Work is still underway on the computational lithography front to ensure that people are able to get their foundry metrics with much of the work done in a co-development partnership model, especially given that below 20nm things are very specific. In Mentor’s case, the company has increased its engineering headcount by about 50% in the past two years.

“All of this work is creating a lot more models and OPC layers, while development complexity goes through the roof. Run-times are out of control, but the engineering resources in most companies are staying the same. They still have the same number of engineers that have an expectation of meeting the same schedules under the same constraints. This has placed a lot of responsibility on tool providers,” Bhatara added.

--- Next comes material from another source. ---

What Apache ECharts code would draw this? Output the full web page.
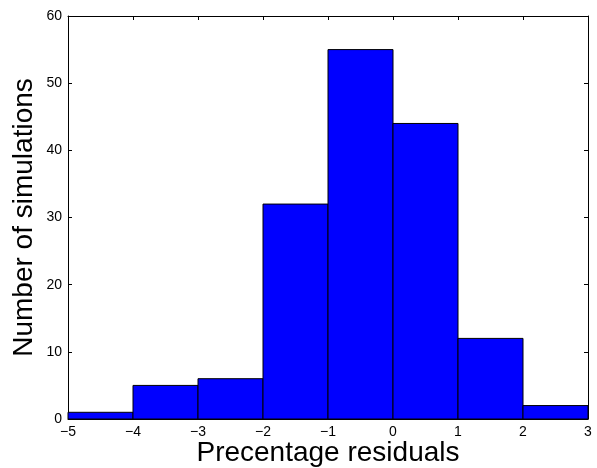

Manoj Chacko, product management director at Cadence, believes the most significant advancement to IC mask lithography in the recent years has been the enablement from material and software enhancements. And it is this contribution that is the key enabler to today’s advanced node manufacturing.

“The demise of optical lithography has been predicted by many over the last two decades, and we are continuing to enter new frontiers,” Chacko said. “One of the critical contributors that is enabling this advanced-node march is software-based computational lithography technology. There is a whole array of technology names and acronyms that have emerged to simply satisfy the economic viability of sustaining Moore’s law. A few of the prominent technology names we hear or have heard are multi-patterning (double, triple, or quadruple), multiple exposures, source and mask optimization, pixelated masks, inverse lithography, and so on.”

With the delay in EUV—and possibly even with EUV—more advanced computational lithography will be needed. “If history has to repeat itself, I’d say more advancements will come to enable lithography scaling and the decision to adopt the next generation lithography technology will be influenced by economic factors rather than technical factors,” Chacko concluded.